To do:
Without altering anything, output the material below.

Collected material:

# # # # #

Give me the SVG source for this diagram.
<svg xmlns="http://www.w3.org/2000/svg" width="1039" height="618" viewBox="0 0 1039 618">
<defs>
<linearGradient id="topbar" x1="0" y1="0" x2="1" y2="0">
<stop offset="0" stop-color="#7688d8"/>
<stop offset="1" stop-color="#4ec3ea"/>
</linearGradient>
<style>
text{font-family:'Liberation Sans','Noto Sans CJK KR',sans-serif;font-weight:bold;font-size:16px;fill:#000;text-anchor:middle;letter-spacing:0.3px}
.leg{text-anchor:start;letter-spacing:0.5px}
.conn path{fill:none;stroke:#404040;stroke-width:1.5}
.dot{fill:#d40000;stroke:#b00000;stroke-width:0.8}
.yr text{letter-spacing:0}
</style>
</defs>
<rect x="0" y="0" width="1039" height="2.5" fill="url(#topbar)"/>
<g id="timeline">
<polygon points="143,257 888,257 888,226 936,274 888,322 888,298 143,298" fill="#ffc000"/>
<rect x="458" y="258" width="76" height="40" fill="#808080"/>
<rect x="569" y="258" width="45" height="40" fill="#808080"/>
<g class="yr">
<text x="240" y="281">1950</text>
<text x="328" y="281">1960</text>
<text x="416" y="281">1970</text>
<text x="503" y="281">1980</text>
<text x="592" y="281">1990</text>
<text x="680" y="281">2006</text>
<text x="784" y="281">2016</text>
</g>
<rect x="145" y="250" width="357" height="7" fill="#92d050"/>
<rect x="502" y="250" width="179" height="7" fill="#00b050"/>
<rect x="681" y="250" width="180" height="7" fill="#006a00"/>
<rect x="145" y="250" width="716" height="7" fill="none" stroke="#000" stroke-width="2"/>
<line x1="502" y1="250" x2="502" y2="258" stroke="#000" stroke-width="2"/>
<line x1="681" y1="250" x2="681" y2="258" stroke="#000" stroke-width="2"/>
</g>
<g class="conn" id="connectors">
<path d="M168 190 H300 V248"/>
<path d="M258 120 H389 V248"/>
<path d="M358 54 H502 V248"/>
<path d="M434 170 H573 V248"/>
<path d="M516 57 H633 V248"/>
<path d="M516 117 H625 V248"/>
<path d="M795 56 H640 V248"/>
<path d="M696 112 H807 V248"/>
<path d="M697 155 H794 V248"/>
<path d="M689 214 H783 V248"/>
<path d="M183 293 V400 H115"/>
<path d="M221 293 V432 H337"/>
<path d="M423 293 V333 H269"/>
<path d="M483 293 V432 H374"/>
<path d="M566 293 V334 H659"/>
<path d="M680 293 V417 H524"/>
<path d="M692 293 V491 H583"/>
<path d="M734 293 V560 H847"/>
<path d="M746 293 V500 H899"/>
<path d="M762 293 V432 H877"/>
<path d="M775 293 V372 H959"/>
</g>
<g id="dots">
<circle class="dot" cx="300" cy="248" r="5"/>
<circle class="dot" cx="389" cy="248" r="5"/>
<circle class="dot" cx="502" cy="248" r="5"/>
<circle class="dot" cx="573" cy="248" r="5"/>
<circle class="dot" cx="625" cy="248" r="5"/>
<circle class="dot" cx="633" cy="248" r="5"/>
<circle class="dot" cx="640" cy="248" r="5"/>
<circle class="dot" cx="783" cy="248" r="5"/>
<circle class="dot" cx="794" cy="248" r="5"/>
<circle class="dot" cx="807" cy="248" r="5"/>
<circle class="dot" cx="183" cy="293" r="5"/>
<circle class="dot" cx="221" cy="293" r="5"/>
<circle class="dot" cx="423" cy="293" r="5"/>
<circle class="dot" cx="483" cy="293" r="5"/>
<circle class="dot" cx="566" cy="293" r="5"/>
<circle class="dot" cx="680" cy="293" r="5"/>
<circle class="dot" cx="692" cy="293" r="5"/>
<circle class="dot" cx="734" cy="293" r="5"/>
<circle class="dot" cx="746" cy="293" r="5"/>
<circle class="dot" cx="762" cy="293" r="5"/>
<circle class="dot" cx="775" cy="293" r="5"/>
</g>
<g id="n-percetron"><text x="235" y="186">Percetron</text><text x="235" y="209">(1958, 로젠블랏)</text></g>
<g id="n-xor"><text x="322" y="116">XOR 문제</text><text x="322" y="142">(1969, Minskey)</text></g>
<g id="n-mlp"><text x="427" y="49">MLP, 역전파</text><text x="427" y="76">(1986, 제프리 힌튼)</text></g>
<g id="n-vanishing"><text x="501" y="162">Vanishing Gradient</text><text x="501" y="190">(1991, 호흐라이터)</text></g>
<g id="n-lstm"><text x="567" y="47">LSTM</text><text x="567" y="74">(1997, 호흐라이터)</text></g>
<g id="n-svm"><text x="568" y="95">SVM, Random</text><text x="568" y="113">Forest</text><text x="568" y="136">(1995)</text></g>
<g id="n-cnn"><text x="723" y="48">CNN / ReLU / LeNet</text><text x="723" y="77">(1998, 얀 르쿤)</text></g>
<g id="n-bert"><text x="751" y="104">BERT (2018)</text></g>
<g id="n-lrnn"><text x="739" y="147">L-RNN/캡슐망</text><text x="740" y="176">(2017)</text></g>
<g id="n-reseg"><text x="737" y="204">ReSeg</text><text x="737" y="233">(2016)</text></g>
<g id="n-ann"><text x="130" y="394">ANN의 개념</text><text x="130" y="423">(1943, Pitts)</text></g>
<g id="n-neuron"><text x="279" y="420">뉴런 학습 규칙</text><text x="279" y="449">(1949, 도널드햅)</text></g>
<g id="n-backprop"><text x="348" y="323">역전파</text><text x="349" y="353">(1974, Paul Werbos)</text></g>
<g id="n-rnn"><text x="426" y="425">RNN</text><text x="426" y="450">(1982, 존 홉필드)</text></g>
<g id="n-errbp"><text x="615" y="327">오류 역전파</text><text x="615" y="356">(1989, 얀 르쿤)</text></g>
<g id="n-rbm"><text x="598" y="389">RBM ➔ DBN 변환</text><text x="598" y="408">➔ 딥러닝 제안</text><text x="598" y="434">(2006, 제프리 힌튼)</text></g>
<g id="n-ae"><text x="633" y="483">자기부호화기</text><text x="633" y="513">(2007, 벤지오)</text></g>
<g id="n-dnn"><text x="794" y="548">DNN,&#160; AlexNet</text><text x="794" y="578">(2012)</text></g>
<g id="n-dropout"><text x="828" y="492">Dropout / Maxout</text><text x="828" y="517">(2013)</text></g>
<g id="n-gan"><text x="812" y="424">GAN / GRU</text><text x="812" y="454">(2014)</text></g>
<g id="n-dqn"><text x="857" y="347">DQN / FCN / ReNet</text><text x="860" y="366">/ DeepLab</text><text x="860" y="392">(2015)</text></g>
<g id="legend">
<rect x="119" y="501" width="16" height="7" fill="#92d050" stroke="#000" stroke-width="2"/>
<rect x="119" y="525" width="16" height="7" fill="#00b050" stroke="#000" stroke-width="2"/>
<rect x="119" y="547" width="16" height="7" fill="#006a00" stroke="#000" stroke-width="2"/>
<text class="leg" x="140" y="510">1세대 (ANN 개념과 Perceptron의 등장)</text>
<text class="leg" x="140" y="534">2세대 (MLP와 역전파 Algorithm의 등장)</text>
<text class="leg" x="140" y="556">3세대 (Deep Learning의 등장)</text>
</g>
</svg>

# # # # #

Solution to this task:
Give me the SVG source for this diagram.
<svg xmlns="http://www.w3.org/2000/svg" width="1039" height="618" viewBox="0 0 1039 618">
<defs>
<linearGradient id="topbar" x1="0" y1="0" x2="1" y2="0">
<stop offset="0" stop-color="#7688d8"/>
<stop offset="1" stop-color="#4ec3ea"/>
</linearGradient>
<style>
text{font-family:'Liberation Sans','Noto Sans CJK KR',sans-serif;font-weight:bold;font-size:16px;fill:#000;text-anchor:middle;letter-spacing:0.3px}
.leg{text-anchor:start;letter-spacing:0.5px}
.conn path{fill:none;stroke:#404040;stroke-width:1.5}
.dot{fill:#d40000;stroke:#b00000;stroke-width:0.8}
.yr text{letter-spacing:0}
</style>
</defs>
<rect x="0" y="0" width="1039" height="2.5" fill="url(#topbar)"/>
<g id="timeline">
<polygon points="143,257 888,257 888,226 936,274 888,322 888,298 143,298" fill="#ffc000"/>
<rect x="458" y="258" width="76" height="40" fill="#808080"/>
<rect x="569" y="258" width="45" height="40" fill="#808080"/>
<g class="yr">
<text x="240" y="281">1950</text>
<text x="328" y="281">1960</text>
<text x="416" y="281">1970</text>
<text x="503" y="281">1980</text>
<text x="592" y="281">1990</text>
<text x="680" y="281">2006</text>
<text x="784" y="281">2016</text>
</g>
<rect x="145" y="250" width="357" height="7" fill="#92d050"/>
<rect x="502" y="250" width="179" height="7" fill="#00b050"/>
<rect x="681" y="250" width="180" height="7" fill="#006a00"/>
<rect x="145" y="250" width="716" height="7" fill="none" stroke="#000" stroke-width="2"/>
<line x1="502" y1="250" x2="502" y2="258" stroke="#000" stroke-width="2"/>
<line x1="681" y1="250" x2="681" y2="258" stroke="#000" stroke-width="2"/>
</g>
<g class="conn" id="connectors">
<path d="M168 190 H300 V248"/>
<path d="M258 120 H389 V248"/>
<path d="M358 54 H502 V248"/>
<path d="M434 170 H573 V248"/>
<path d="M516 57 H633 V248"/>
<path d="M516 117 H625 V248"/>
<path d="M795 56 H640 V248"/>
<path d="M696 112 H807 V248"/>
<path d="M697 155 H794 V248"/>
<path d="M689 214 H783 V248"/>
<path d="M183 293 V400 H115"/>
<path d="M221 293 V432 H337"/>
<path d="M423 293 V333 H269"/>
<path d="M483 293 V432 H374"/>
<path d="M566 293 V334 H659"/>
<path d="M680 293 V417 H524"/>
<path d="M692 293 V491 H583"/>
<path d="M734 293 V560 H847"/>
<path d="M746 293 V500 H899"/>
<path d="M762 293 V432 H877"/>
<path d="M775 293 V372 H959"/>
</g>
<g id="dots">
<circle class="dot" cx="300" cy="248" r="5"/>
<circle class="dot" cx="389" cy="248" r="5"/>
<circle class="dot" cx="502" cy="248" r="5"/>
<circle class="dot" cx="573" cy="248" r="5"/>
<circle class="dot" cx="625" cy="248" r="5"/>
<circle class="dot" cx="633" cy="248" r="5"/>
<circle class="dot" cx="640" cy="248" r="5"/>
<circle class="dot" cx="783" cy="248" r="5"/>
<circle class="dot" cx="794" cy="248" r="5"/>
<circle class="dot" cx="807" cy="248" r="5"/>
<circle class="dot" cx="183" cy="293" r="5"/>
<circle class="dot" cx="221" cy="293" r="5"/>
<circle class="dot" cx="423" cy="293" r="5"/>
<circle class="dot" cx="483" cy="293" r="5"/>
<circle class="dot" cx="566" cy="293" r="5"/>
<circle class="dot" cx="680" cy="293" r="5"/>
<circle class="dot" cx="692" cy="293" r="5"/>
<circle class="dot" cx="734" cy="293" r="5"/>
<circle class="dot" cx="746" cy="293" r="5"/>
<circle class="dot" cx="762" cy="293" r="5"/>
<circle class="dot" cx="775" cy="293" r="5"/>
</g>
<g id="n-percetron"><text x="235" y="186">Percetron</text><text x="235" y="209">(1958, 로젠블랏)</text></g>
<g id="n-xor"><text x="322" y="116">XOR 문제</text><text x="322" y="142">(1969, Minskey)</text></g>
<g id="n-mlp"><text x="427" y="49">MLP, 역전파</text><text x="427" y="76">(1986, 제프리 힌튼)</text></g>
<g id="n-vanishing"><text x="501" y="162">Vanishing Gradient</text><text x="501" y="190">(1991, 호흐라이터)</text></g>
<g id="n-lstm"><text x="567" y="47">LSTM</text><text x="567" y="74">(1997, 호흐라이터)</text></g>
<g id="n-svm"><text x="568" y="95">SVM, Random</text><text x="568" y="113">Forest</text><text x="568" y="136">(1995)</text></g>
<g id="n-cnn"><text x="723" y="48">CNN / ReLU / LeNet</text><text x="723" y="77">(1998, 얀 르쿤)</text></g>
<g id="n-bert"><text x="751" y="104">BERT (2018)</text></g>
<g id="n-lrnn"><text x="739" y="147">L-RNN/캡슐망</text><text x="740" y="176">(2017)</text></g>
<g id="n-reseg"><text x="737" y="204">ReSeg</text><text x="737" y="233">(2016)</text></g>
<g id="n-ann"><text x="130" y="394">ANN의 개념</text><text x="130" y="423">(1943, Pitts)</text></g>
<g id="n-neuron"><text x="279" y="420">뉴런 학습 규칙</text><text x="279" y="449">(1949, 도널드햅)</text></g>
<g id="n-backprop"><text x="348" y="323">역전파</text><text x="349" y="353">(1974, Paul Werbos)</text></g>
<g id="n-rnn"><text x="426" y="425">RNN</text><text x="426" y="450">(1982, 존 홉필드)</text></g>
<g id="n-errbp"><text x="615" y="327">오류 역전파</text><text x="615" y="356">(1989, 얀 르쿤)</text></g>
<g id="n-rbm"><text x="598" y="389">RBM ➔ DBN 변환</text><text x="598" y="408">➔ 딥러닝 제안</text><text x="598" y="434">(2006, 제프리 힌튼)</text></g>
<g id="n-ae"><text x="633" y="483">자기부호화기</text><text x="633" y="513">(2007, 벤지오)</text></g>
<g id="n-dnn"><text x="794" y="548">DNN,&#160; AlexNet</text><text x="794" y="578">(2012)</text></g>
<g id="n-dropout"><text x="828" y="492">Dropout / Maxout</text><text x="828" y="517">(2013)</text></g>
<g id="n-gan"><text x="812" y="424">GAN / GRU</text><text x="812" y="454">(2014)</text></g>
<g id="n-dqn"><text x="857" y="347">DQN / FCN / ReNet</text><text x="860" y="366">/ DeepLab</text><text x="860" y="392">(2015)</text></g>
<g id="legend">
<rect x="119" y="501" width="16" height="7" fill="#92d050" stroke="#000" stroke-width="2"/>
<rect x="119" y="525" width="16" height="7" fill="#00b050" stroke="#000" stroke-width="2"/>
<rect x="119" y="547" width="16" height="7" fill="#006a00" stroke="#000" stroke-width="2"/>
<text class="leg" x="140" y="510">1세대 (ANN 개념과 Perceptron의 등장)</text>
<text class="leg" x="140" y="534">2세대 (MLP와 역전파 Algorithm의 등장)</text>
<text class="leg" x="140" y="556">3세대 (Deep Learning의 등장)</text>
</g>
</svg>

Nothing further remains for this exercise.